Where the HDHP fits in
HDHP is not a fifth network type — it’s a cost structure that can sit on top of any of the above. A plan is an HDHP when its deductible and out-of-pocket maximum meet the IRS thresholds for the year. You can have an HMO that’s an HDHP, or a PPO that’s an HDHP. The trade is the same in every case: a higher deductible and lower premiums, plus the ability to pair it with an HSA.
That HSA pairing is the whole point for this site. The HDHP keeps you HSA-eligible; the HSA holds pre-tax dollars; and as of 2026 you can spend those dollars on a direct primary care membership. See how the pieces fit together.

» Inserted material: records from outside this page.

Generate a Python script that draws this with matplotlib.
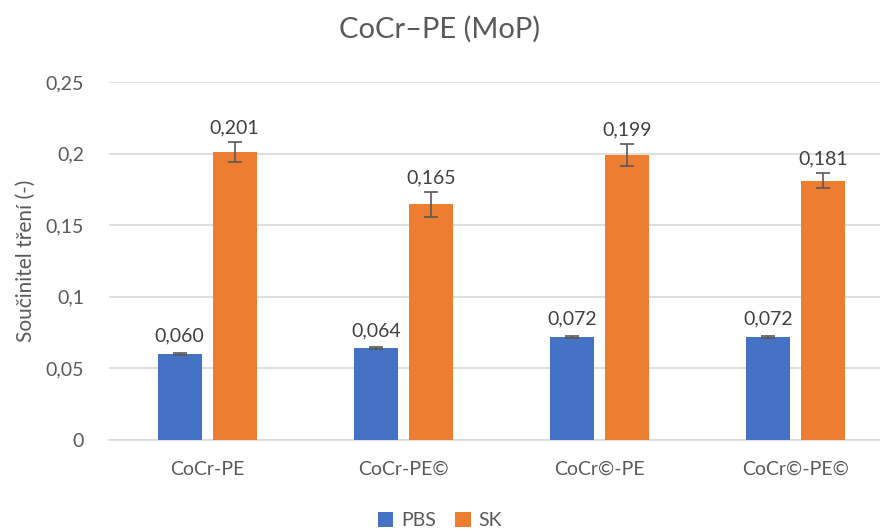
import matplotlib
matplotlib.use("Agg")
import matplotlib.pyplot as plt
import numpy as np

categories = ["CoCr-PE", "CoCr-PE©", "CoCr©-PE", "CoCr©-PE©"]
pbs = [0.060, 0.064, 0.072, 0.072]
pbs_err = [0.0007, 0.0006, 0.0007, 0.0006]
sk = [0.201, 0.1646, 0.199, 0.181]
sk_err = [0.007, 0.0086, 0.0075, 0.0052]
yticks = [0, 0.05, 0.1, 0.15, 0.2, 0.25]
ytick_labels = ["0", "0,05", "0,1", "0,15", "0,2", "0,25"]

plt.rcParams['font.family'] = ['Lato', 'DejaVu Sans']

fig = plt.figure(figsize=(8.8, 5.31), dpi=100)
ax = fig.add_axes([0.124, 0.1714, 0.876, 0.6742])

x = np.arange(len(categories))
w = 0.224
off = 0.14
blue = "#4472C4"
orange = "#ED7D31"
ekw = dict(ecolor="#595959", elinewidth=1.2, capthick=1.2)
ax.bar(x - off, pbs, w, color=blue, yerr=pbs_err, capsize=5, error_kw=ekw, label="PBS", zorder=3)
ax.bar(x + off, sk, w, color=orange, yerr=sk_err, capsize=5, error_kw=ekw, label="SK", zorder=3)

for xi, v, e in zip(x - off, pbs, pbs_err):
    ax.text(xi, v + e + 0.006, f"{v:.3f}".replace(".", ","), ha="center", va="bottom",
            fontsize=14, color="#404040")
for xi, v, e in zip(x + off, sk, sk_err):
    ax.text(xi, v + e + 0.004, f"{v:.3f}".replace(".", ","), ha="center", va="bottom",
            fontsize=14, color="#404040")

ax.set_ylim(0, 0.25)
ax.set_xlim(-0.5, 3.43)
ax.set_yticks(yticks)
ax.set_yticklabels(ytick_labels, fontsize=14, color="#595959")
ax.set_xticks(x)
ax.set_xticklabels(categories, fontsize=14, color="#595959")
ax.tick_params(axis="y", length=0, pad=18)
ax.tick_params(axis="x", length=0, pad=15)
ax.grid(axis="y", color="#D9D9D9", linewidth=1.2, zorder=0)
for s in ["top", "right", "left"]:
    ax.spines[s].set_visible(False)
ax.spines["bottom"].set_color("#D9D9D9")
ax.spines["bottom"].set_linewidth(1.2)

ax.set_ylabel("Součinitel tření (-)", fontsize=15, color="#595959", labelpad=7)
fig.text(0.5, 0.945, "CoCr–PE (MoP)", ha="center", va="center", fontsize=21, color="#595959")

leg = fig.legend(loc="lower center", bbox_to_anchor=(0.5, -0.03), ncol=2, frameon=False,
                 fontsize=14, handlelength=0.8, handleheight=0.8, columnspacing=1.0,
                 handletextpad=0.4)
for t in leg.get_texts():
    t.set_color("#595959")

fig.savefig("out.png", dpi=100)
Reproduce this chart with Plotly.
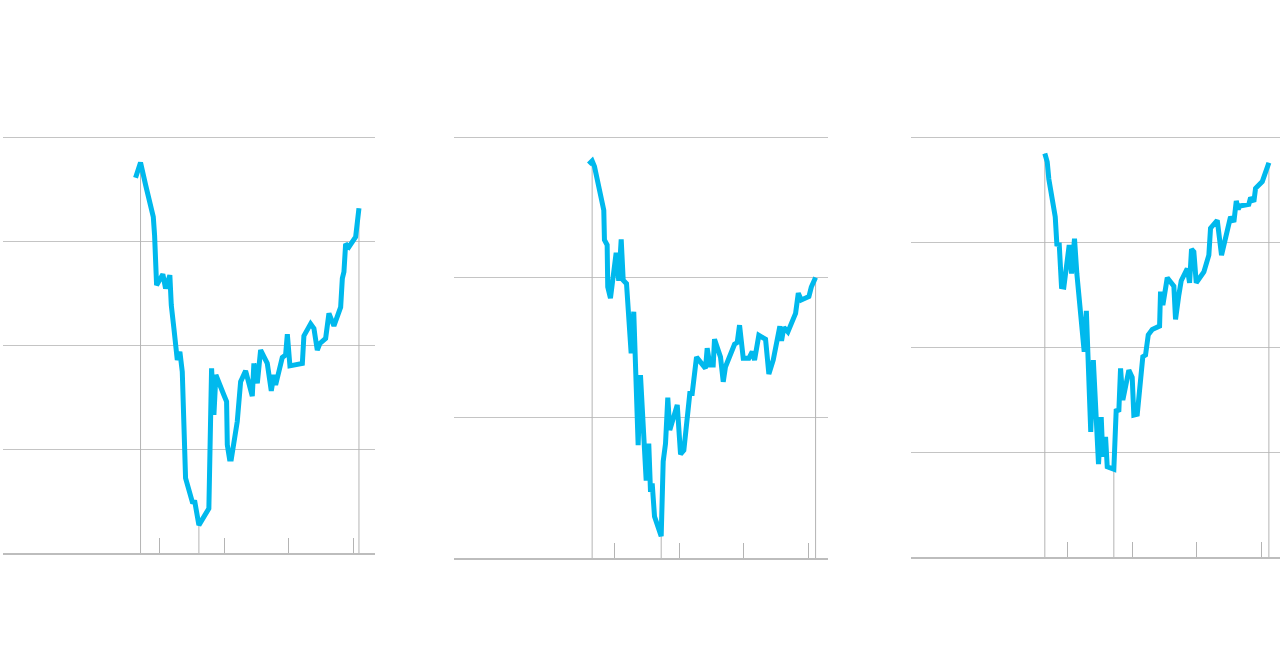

How to check your own plan
You don’t need to decode the deductible math yourself. Do this:
- Look for the words “HSA-eligible” or “HSA-qualified” in the plan summary. Qualifying HDHPs almost always say so.
- Check whether the employer offers an HSA (and sometimes contributes to it) alongside the plan — a strong signal the plan is a qualifying HDHP.
- Ask HR directly: “Is this plan a qualifying high-deductible health plan I can pair with an HSA?” It’s a routine question.
If the answer is yes, you’re set up to use the 2026 HSA-for-primary-care benefit. If you’re weighing whether that’s worth it, read HSA vs. insurance for primary care, and check any unfamiliar term in the guide’s plain-English definitions.
Still deciding which plan to pick? That depends on your health, budget, and doctors — model it with your own numbers, and confirm the tax side with an advisor.
Frequently asked questions
Which employer health plan lets me use an HSA?
Only a qualifying high-deductible health plan (HDHP). Any plan type — HMO, PPO, EPO, or POS — can be an HDHP if it meets the IRS deductible and out-of-pocket limits and has no disqualifying coverage. If your plan isn't a qualifying HDHP, you can't contribute to an HSA, though you can still spend a balance you already have.
How do I tell if my plan is an HDHP?
Check the plan documents or ask HR whether it's 'HSA-eligible' or 'HSA-qualified.' Plans that qualify usually say so plainly, often pairing the HDHP with an employer HSA contribution. The deductible and out-of-pocket maximum must meet the IRS thresholds for the year.
What's the difference between an HMO and a PPO?
An HMO keeps costs lower but requires you to stay in-network and usually get referrals to see specialists. A PPO costs more but lets you see out-of-network providers and skip referrals. EPO and POS plans sit in between.